On Saturday, 24 September 2022 at 11:24:11 UTC, Tejas wrote:
> What kind of requirements? They even have officially suppported Windows realeases now, no Apple-ism in sight, AFAICT
Maybe this is too much OT.
Swift was made open source a while ago and as a consequence of that is that people started to port it to other platforms. How much this is supported by Apple, I cannot say but probably not much. However, Apple probably don't mind as it makes the language more popular. When Apple develops Swift and its libraries in house they probably try to write it as portable as possible. The same is similar for C#, that its cross platform support really helps advance the popularity of the language.

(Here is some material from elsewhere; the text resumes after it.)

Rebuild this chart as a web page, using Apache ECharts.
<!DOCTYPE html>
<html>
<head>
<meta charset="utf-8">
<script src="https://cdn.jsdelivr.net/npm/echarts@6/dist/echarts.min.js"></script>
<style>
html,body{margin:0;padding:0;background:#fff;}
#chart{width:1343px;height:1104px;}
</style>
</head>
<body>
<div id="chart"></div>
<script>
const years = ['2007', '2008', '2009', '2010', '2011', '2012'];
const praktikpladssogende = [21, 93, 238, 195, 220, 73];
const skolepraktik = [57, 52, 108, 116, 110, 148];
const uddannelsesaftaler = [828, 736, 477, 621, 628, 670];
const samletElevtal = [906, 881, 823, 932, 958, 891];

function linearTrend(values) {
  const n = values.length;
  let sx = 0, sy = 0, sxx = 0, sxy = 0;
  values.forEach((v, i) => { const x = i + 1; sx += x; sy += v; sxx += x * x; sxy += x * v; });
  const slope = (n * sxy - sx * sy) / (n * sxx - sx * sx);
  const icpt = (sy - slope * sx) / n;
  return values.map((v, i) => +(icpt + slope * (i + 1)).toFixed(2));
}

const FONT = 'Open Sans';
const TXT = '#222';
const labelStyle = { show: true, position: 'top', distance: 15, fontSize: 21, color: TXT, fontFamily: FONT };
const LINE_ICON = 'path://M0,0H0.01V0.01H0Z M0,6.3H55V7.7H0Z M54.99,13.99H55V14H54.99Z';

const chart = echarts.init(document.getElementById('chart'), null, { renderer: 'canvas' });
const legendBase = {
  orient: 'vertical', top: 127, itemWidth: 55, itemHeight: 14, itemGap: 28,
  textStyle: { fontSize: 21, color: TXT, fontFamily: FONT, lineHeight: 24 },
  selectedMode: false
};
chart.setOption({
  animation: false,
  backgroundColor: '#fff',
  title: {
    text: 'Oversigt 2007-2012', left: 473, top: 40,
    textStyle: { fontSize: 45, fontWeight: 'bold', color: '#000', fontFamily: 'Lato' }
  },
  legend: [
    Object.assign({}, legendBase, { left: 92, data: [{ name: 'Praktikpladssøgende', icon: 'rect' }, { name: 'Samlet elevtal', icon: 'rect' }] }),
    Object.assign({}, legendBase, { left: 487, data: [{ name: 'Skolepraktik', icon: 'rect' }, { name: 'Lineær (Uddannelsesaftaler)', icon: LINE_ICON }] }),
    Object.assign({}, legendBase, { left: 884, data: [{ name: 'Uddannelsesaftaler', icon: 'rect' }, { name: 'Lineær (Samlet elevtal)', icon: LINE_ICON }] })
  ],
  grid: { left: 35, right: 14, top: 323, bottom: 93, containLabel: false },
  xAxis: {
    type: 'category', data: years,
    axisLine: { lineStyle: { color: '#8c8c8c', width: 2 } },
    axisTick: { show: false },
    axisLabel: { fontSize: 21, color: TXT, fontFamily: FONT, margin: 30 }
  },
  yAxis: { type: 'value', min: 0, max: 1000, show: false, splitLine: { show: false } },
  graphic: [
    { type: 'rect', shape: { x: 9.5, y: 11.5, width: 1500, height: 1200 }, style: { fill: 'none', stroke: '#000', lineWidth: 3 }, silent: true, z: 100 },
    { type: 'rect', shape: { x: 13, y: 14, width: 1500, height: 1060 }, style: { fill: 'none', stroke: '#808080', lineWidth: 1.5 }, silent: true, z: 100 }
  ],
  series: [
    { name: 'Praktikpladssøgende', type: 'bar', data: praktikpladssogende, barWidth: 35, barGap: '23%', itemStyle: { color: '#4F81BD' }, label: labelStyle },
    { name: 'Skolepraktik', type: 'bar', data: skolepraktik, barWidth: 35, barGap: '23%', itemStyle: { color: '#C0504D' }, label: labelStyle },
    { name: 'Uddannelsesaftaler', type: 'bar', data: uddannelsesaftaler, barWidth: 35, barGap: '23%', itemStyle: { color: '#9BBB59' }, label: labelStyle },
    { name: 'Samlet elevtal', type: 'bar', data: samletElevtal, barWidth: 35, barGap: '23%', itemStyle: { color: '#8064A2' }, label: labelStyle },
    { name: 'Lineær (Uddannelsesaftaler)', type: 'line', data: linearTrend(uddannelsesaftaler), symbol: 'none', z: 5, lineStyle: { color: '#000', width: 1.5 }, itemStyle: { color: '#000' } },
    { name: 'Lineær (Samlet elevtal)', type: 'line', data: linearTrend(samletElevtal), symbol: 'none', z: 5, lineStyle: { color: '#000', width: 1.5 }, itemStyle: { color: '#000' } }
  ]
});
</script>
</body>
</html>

When it comes to requirements, this is only my speculation. Language engineers are kind of peculiar people, at least about all I have met. It takes a high level of knowledge to develop languages and it turn this makes these persons to become stuck in their academic topics and forget that computer languages are made to be used by average SW developers. Apple hired a bunch of very skilled engineers, some from the Rust team which is obvious. In such organization there is a management to pull these engineers in ears to make the language user friendly and so that it appeals to the masses. You can clearly see it in Swift how they cleaned up the syntax compared to Rust and removed the explicit memory management. The question is how much that would have happened if they language engineers would have their own way.
In Apple there is a management to make "the customers are always right" versus "the language developer is always right". This is highly simplified of course.